Os vinhos da Madeira são vinhos de culto, vinhos simultaneamente intelectuais e emocionais, intemporais mas brutais na aproximação, simultaneamente delicados e poderosos. São vinhos repletos de contradições e sobressaltos, de tensões e soltura, desdobrando-se numa roda-viva de emoções que comovem os iniciados mas surpreendem os noviços. São poucos os que os compreendem numa primeira abordagem perante a solidez da acidez, a riqueza de sabores, a intensidade de espírito, a profundidade e complexidade de nariz e boca.

Depois, há que dizê-lo, as inúmeras subcategorias existentes não ajudam à compreensão imediata de um vinho que pode surgir de formas tão diversas, atordoando os sentidos de quem não conheça os meandros de tantas designações, estilos e subtilezas. Serão poucos os que perdem tempo a entender as nuances de linguagem que separam um Colheita de um Frasqueira, as diferenças ténues no papel que implicam vinhos completamente distintos no estilo e complexidade. Quantos conseguirão distinguir entre as categorias três, cinco, dez, quinze, vinte, trinta, quarenta ou mais de cinquenta anos, o que representam e qual o estilo pretendido para cada uma das divisões? Quantos conseguirão perceber e identificar o nome e o papel de cada casta nos diferentes estilos, o significado de nomes como Sercial, Verdelho, Terrantez, Bastardo, Boal, Malvasia ou Tinta Negra nos rótulos?

Mas, apesar de o Vinho da Madeira não representar um cometimento fácil para todos, a realidade é que aqueles que se dão ao trabalho de o tentar compreender acabam invariavelmente apaixonados. O Vinho da Madeira consegue rapidamente ser transformado quase numa obsessão, um entusiasmo que é capaz de persistir para o resto da vida. Nenhum outro vinho consegue reunir tantos argumentos para instigar e alimentar essa paixão, para sustentar um amor que cresce com o conhecimento, com a descoberta dos múltiplos meandros e labirintos do único vinho vivo capaz de resistir à história.

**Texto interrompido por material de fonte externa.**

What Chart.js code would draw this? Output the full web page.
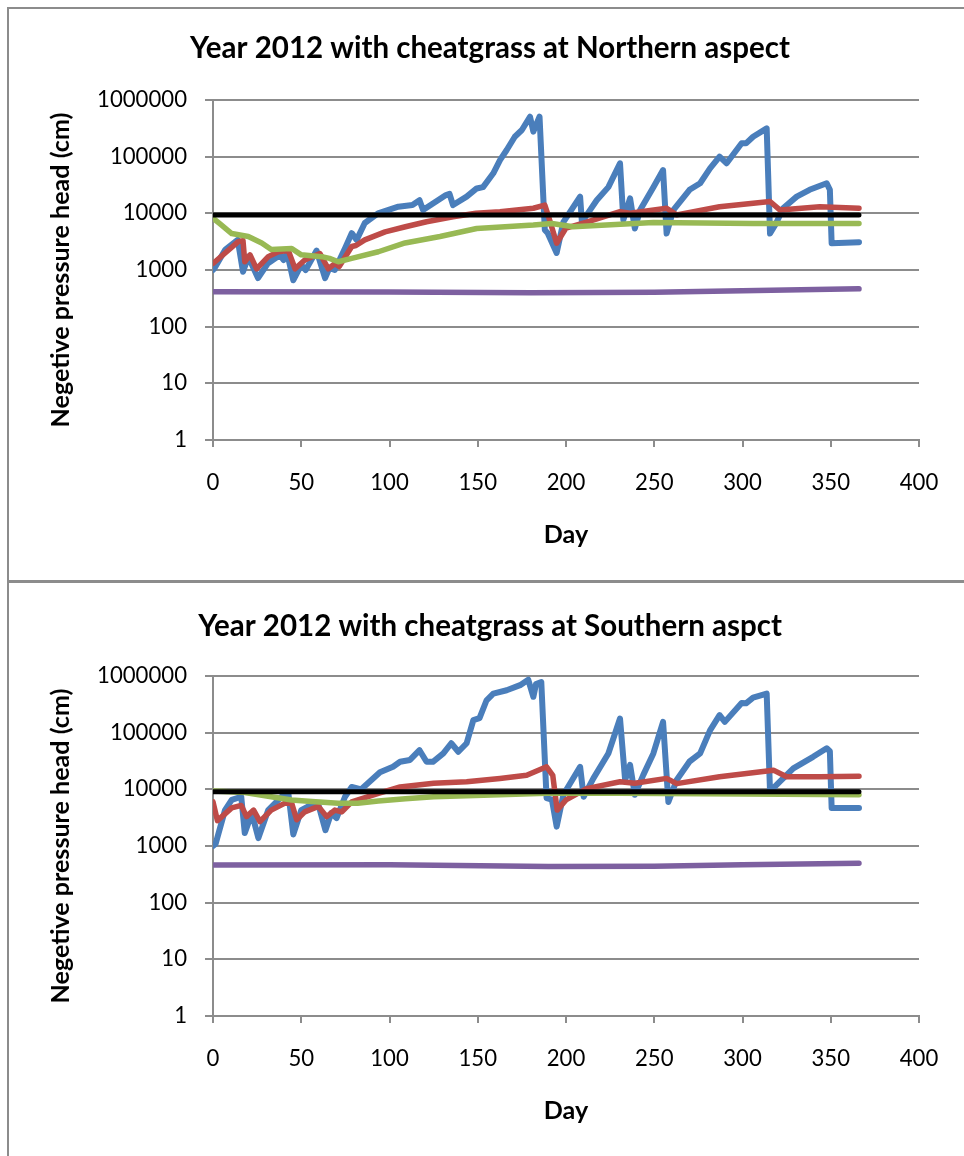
<!DOCTYPE html>
<html>
<head>
<meta charset="utf-8">
<script src="https://cdn.jsdelivr.net/npm/chart.js@4.4.0/dist/chart.umd.min.js"></script>
<style>
html, body { margin: 0; padding: 0; background: #fff; overflow: hidden; width: 964px; height: 1156px; }
.panel { position: absolute; left: 7px; width: 1000px; border: 2px solid #8c8c8c; box-sizing: border-box; }
#p1 { top: 7px; height: 576px; }
#p2 { top: 580px; height: 620px; }
canvas { position: absolute; left: 8px; }
</style>
</head>
<body>
<div class="panel" id="p1"></div>
<div class="panel" id="p2"></div>
<canvas id="north" width="964" height="572" style="top:8px"></canvas>
<canvas id="south" width="964" height="575" style="top:581px"></canvas>
<script>
// values: [day, negative pressure head (cm)]
const northBlue = [[0,1000],[1,1100],[7,2300],[14,3400],[17,930],[20,1720],[25.5,720],[31,1300],[38,1840],[40,1500],[42,2000],[45.5,660],[50,1230],[52.5,1000],[58.7,2200],[63.5,720],[66,1090],[69,1000],[75,2500],[78.6,4470],[81.4,3400],[86,6760],[93.5,10000],[105,13100],[113,14000],[117,17000],[119,11400],[132,21000],[134,22000],[136,14000],[143.7,19700],[149.4,27500],[153,29000],[158.8,50800],[162.6,87000],[166.4,131000],[171,225000],[175,295000],[179.6,507000],[181.5,276000],[185,507000],[188,5100],[189.6,4500],[194.7,2000],[198.5,7000],[208,19700],[209,7000],[213.6,11400],[217.4,17000],[224,29000],[230.6,76500],[232.5,7700],[236.3,18400],[239,5400],[242,11400],[249.5,29000],[255,58000],[257,4400],[260.8,11400],[270,26000],[276,34000],[281.6,62000],[287,100000],[291,76500],[299.5,172000],[302,172000],[306,225000],[313.7,316000],[315.6,4400],[319,6600],[323,12300],[330.7,19700],[338,26000],[347.7,34000],[349.5,26000],[350.5,2970],[366,3100]];
const northRed = [[0,1300],[14.3,3160],[17,3300],[18,1400],[21,1850],[24.7,1050],[31.3,1720],[37,2100],[42.7,2200],[46.5,1050],[52,1500],[60.6,1950],[65.3,1050],[69,1300],[71.5,1150],[78.6,2600],[81,2700],[86,3400],[97.5,4700],[109,5800],[121,7100],[136,8700],[149,10000],[162.6,10700],[181.5,12300],[188,14000],[190,9000],[194.7,2970],[200,5500],[211.7,7000],[230.6,10700],[236.3,10000],[257,12300],[262.7,9400],[287,13100],[315.6,16200],[321.3,11400],[343.8,13100],[366,12300]];
const northGreen = [[0,8200],[4,6500],[10.6,4400],[20,3900],[27.6,3000],[33,2300],[44.6,2400],[50,1850],[61.6,1720],[66,1600],[71,1400],[78.6,1600],[93.7,2100],[108.8,3000],[128.6,3900],[149.4,5400],[181.5,6200],[192,6600],[204,5800],[249.5,6900],[306,6600],[366,6600]];
const northPurple = [[0,415],[100,410],[180,395],[250,405],[300,430],[366,465]];
const northBlack = [[0,9300],[366,9300]];

const southBlue = [[0,1000],[1.5,1100],[6.8,4300],[10.6,6500],[16,7400],[18,1700],[22,3800],[25.7,1380],[31.3,4300],[38.9,7400],[42.7,8500],[45.5,1600],[50,4300],[54,5000],[57.8,5700],[60,5000],[63.7,1900],[67,3800],[70,3100],[74.8,7400],[78.6,11000],[84,10000],[94.6,20000],[102,25000],[106,30600],[111.6,33000],[117,49000],[121,30600],[124.6,30600],[130.5,43000],[135,65000],[139,46000],[143.7,65000],[147.5,166000],[151,180000],[155,373000],[158.8,490000],[166.4,560000],[174,690000],[178.6,860000],[181.5,430000],[183,720000],[186,780000],[189,7000],[192,6600],[194.7,2200],[198.5,8000],[208,25000],[210,7400],[215.5,15600],[224,43000],[230.6,178000],[233.5,14600],[236.3,27000],[239,8000],[243.8,18000],[249.5,43000],[255,155000],[258,6000],[262.7,14600],[270,31000],[276,43000],[281.6,110000],[287,204000],[290,155000],[299.5,335000],[302,330000],[306,415000],[313.7,490000],[315.6,9200],[321,13600],[328.8,23500],[340,37500],[347.7,53000],[349.5,47000],[350.5,4700],[366,4700]];
const southRed = [[0,6000],[2.5,2800],[10.6,4700],[16,5200],[19,3300],[23,4300],[26.6,2700],[33,4300],[40.8,5700],[44.6,5700],[47.4,2900],[52,4000],[59.7,5000],[64.4,3300],[69,4300],[73,4000],[78.6,6000],[93.7,8500],[106,11000],[125,12800],[143.7,13600],[162.6,15600],[177.7,17700],[189,25000],[192.5,17700],[195,4300],[200,6500],[211.7,10300],[230.6,13600],[239,12800],[257,15600],[262.7,12600],[287,16700],[317.5,21800],[325,16700],[343.8,16700],[366,17000]];
const southGreen = [[0,9300],[18,8800],[33,7400],[44.6,6500],[56,6100],[71,5700],[82,5700],[93.7,6200],[109,6800],[125,7400],[162.6,8000],[189,8500],[230,8500],[300,8300],[366,8000]];
const southPurple = [[0,460],[100,465],[190,435],[250,440],[300,465],[366,495]];
const southBlack = [[0,9100],[366,9100]];

const yTicks = [1, 10, 100, 1000, 10000, 100000, 1000000];
const xMin = 0, xMax = 400, xStep = 50;
const yTitle = 'Negetive pressure head (cm)';
const xTitle = 'Day';

const FONT = 'Lato, "Open Sans", sans-serif';
const GRID = '#8c8c8c';

// pick a font size so a string gets the width it has in the picture
function fitSize(text, weight, width) {
  const c = document.createElement('canvas').getContext('2d');
  c.font = `${weight} 100px ${FONT}`;
  return 100 * width / c.measureText(text).width;
}
const titleSize = fitSize('Year 2012 with cheatgrass at Northern aspect', 'bold', 600);
const axisTitleSize = fitSize(yTitle, 'bold', 315);
const tickSize = fitSize('1000000', 'normal', 90);

function line(pts, color, order, w) {
  return {
    data: pts.map(([x, y]) => ({ x, y })),
    borderColor: color, backgroundColor: color,
    borderWidth: w || 5.5, pointRadius: 0, tension: 0, order,
    borderCapStyle: 'round', borderJoinStyle: 'round'
  };
}

function buildChart(id, title, s, box) {
  const tl = titleSize * 1.2, al = axisTitleSize * 1.2;
  return new Chart(document.getElementById(id), {
    type: 'line',
    data: {
      datasets: [
        line(s.blue, '#4A7EBB', 4, 6),
        line(s.red, '#BE4B48', 3),
        line(s.green, '#98B954', 2),
        line(s.purple, '#7D60A0', 1),
        line(s.black, '#000000', 0, 5)
      ]
    },
    options: {
      responsive: false,
      animation: false,
      layout: { padding: 0 },
      plugins: {
        legend: { display: false },
        tooltip: { enabled: false },
        title: {
          display: true, text: title, color: '#000',
          font: { family: FONT, size: titleSize, weight: 'bold' },
          padding: { top: box.titleY - tl / 2, bottom: box.top - box.titleY - tl / 2 }
        }
      },
      scales: {
        x: {
          type: 'linear', min: xMin, max: xMax,
          afterFit(scale) { scale.height = 140; },
          ticks: { stepSize: xStep, color: '#000', padding: 23, maxRotation: 0,
                   font: { family: FONT, size: tickSize } },
          grid: { drawOnChartArea: false, drawTicks: true, tickLength: 7, color: GRID, lineWidth: 2 },
          border: { display: true, color: GRID, width: 2 },
          title: { display: true, text: xTitle, color: '#000',
                   font: { family: FONT, size: axisTitleSize, weight: 'bold' },
                   padding: { top: 0, bottom: 45 - al / 2 } }
        },
        y: {
          type: 'logarithmic', min: yTicks[0], max: yTicks[yTicks.length - 1],
          afterFit(scale) { scale.width = 205; },
          afterBuildTicks(scale) { scale.ticks = yTicks.map(v => ({ value: v })); },
          ticks: { color: '#000', padding: 18, font: { family: FONT, size: tickSize },
                   callback: v => String(v) },
          grid: { color: GRID, lineWidth: 2, tickLength: 8 },
          border: { display: true, color: GRID, width: 2 },
          title: { display: true, text: yTitle, color: '#000',
                   font: { family: FONT, size: axisTitleSize, weight: 'bold' },
                   padding: { top: 53 - al / 2, bottom: 0 } }
        },
        // empty right-hand strip so the title stays centred on the whole frame
        spacer: {
          type: 'linear', position: 'right', display: true,
          afterFit(scale) { scale.width = 53; },
          ticks: { display: false }, grid: { display: false }, border: { display: false }
        }
      }
    }
  });
}

buildChart('north', 'Year 2012 with cheatgrass at Northern aspect',
  { blue: northBlue, red: northRed, green: northGreen, purple: northPurple, black: northBlack },
  { titleY: 40, top: 92 });
buildChart('south', 'Year 2012 with cheatgrass at Southern aspct',
  { blue: southBlue, red: southRed, green: southGreen, purple: southPurple, black: southBlack },
  { titleY: 45, top: 95 });
</script>
</body>
</html>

Mas, para além das variedades tradicionais da ilha da Madeira, sobram ainda algumas castas extraordinárias, que infelizmente estão virtualmente extintas na ilha. Num espírito mais optimista da vida, assiste-se hoje ao reforço de plantação do Terrantez e a um suave despertar do Bastardo, duas das variedades mais interessantes e relevantes do Madeira. Por ora continua a perder-se pouco tempo e esforço com a Malvasia Cândida, variedade de origem levemente misteriosa que esteve na fundação do nome e prestígio dos vinhos da Madeira. Que neste momento exista em produção regular uma única vinha desta casta na ilha é motivo simultaneamente de preocupação e perplexidade face ao potencial das virtudes desta casta única. Sim, a viticultura é absolutamente desesperante e não há muitos locais físicos onde a plantar… mas não será fácil conter o espanto perante a falta de motivação de viticultores e produtores para a recuperar de uma forma mais activa.

Estranhamente, embora se percebam alguns dos fundamentos, o Moscatel é encarado como uma casta autorizada mas não recomendada, uma casta excluída da promoção e da produção, relegada para um papel mais que secundário na vinha e no vinho. O que, sinto necessidade de o salientar, me parece espantoso face à qualidade e estilo ímpar que a variedade proporciona na Madeira. Sim, é verdade que existem vinhos Moscatel em muitas paragens no mundo, e que o nome está banalizado, mas os velhos Frasqueira Moscatel da Madeira que tenho tido a ventura de provar têm-se sempre apresentado magníficos, sumptuosos, ricos e frescos sem demonstrar nenhum dos tiques varietais da casta, afirmando-se como exemplares excelentes de Vinho da Madeira.

O Vinho da Madeira é e será sempre um vinho de nicho, um vinho para especialistas e apaixonados, um vinho de convertidos à causa. Não há que ter ilusões a esse respeito e dificilmente poderia ser de outra forma, até pela escassez de produção. Nem poderia ser de outra forma face aos custos elevados, à especificidade da insularidade, à dimensão da Madeira, à escala da vinha e ao número muito limitado de produtores no activo. É um vinho rico e intelectual, um dos melhores do mundo, um vinho eterno e poderoso. Ainda está à espera para o comprovar?